Today I was walking around the city, trying to find the law library. In Indiana the buildings are so close together and situated on these very neat and even planes with each other. There aren’t people on the streets or sidewalks that aren’t students, visitors, or professors of the University, but here there are thousands of people going about their every day lives, totally separate from students. It occurred to me that I had been on the same street as the law library so many times before. Last winter my mother and I went to see a show at The Playhouse Square, which happens to be right next to the law library. We were running through this thick December rain to try to find a restaurant to eat at before the show and we accidentally witnessed the lighting of the Christmas tree. We stood there for a moment, pretending like we had meant to see it, like we planned it and it was special even though it was something that we would never really do.
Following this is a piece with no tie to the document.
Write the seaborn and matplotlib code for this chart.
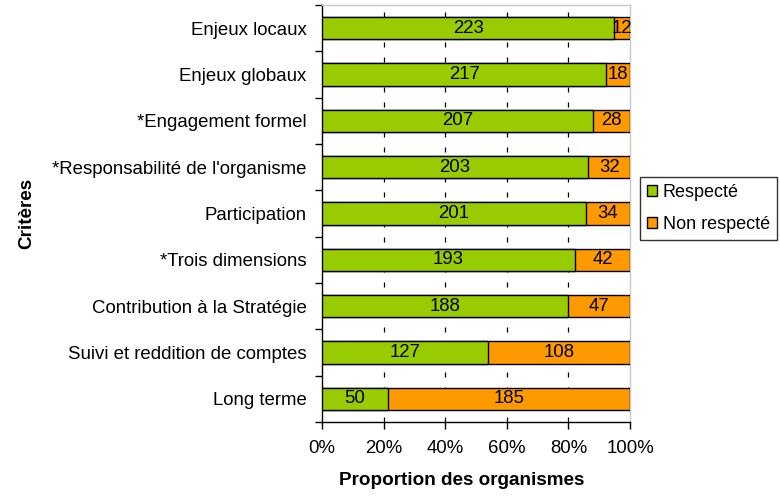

Still, it was the surprise of it all, the mystery of being caught in an unintended moment. Not knowing something was there and then becoming a part of the history of it. So, seeing the law library was a surprise, but I didn’t feel anything that magical. In fact, with everyone walking around wearing business suits, or tracksuits, or baseball caps looking for the early opening hot dog vender, I felt pretty unremarkable. This must be a familiar feeling to many students downtown, because it seems like there are extra steps taken to make students feel special in their education. For example today I received my university ID card. The man at the desk told me that I could do “anything” with the card. Anything? I thought, but didn’t say it because I thought I would hurt his feelings. But now I have this green card in my wallet. It is in the third position behind my Driver’s License and my debit card, so maybe it is special. But then, when I was walking outside back to my car, I saw a group of about ten students who attended the College of Court Reporting. They all had these great book bags with this golden shimmering seal that said “College of Court Reporting.”

At that moment I kind of wished that I were going there, so that I could get the bag. But instead of making a fuss, I just rose up and floated away.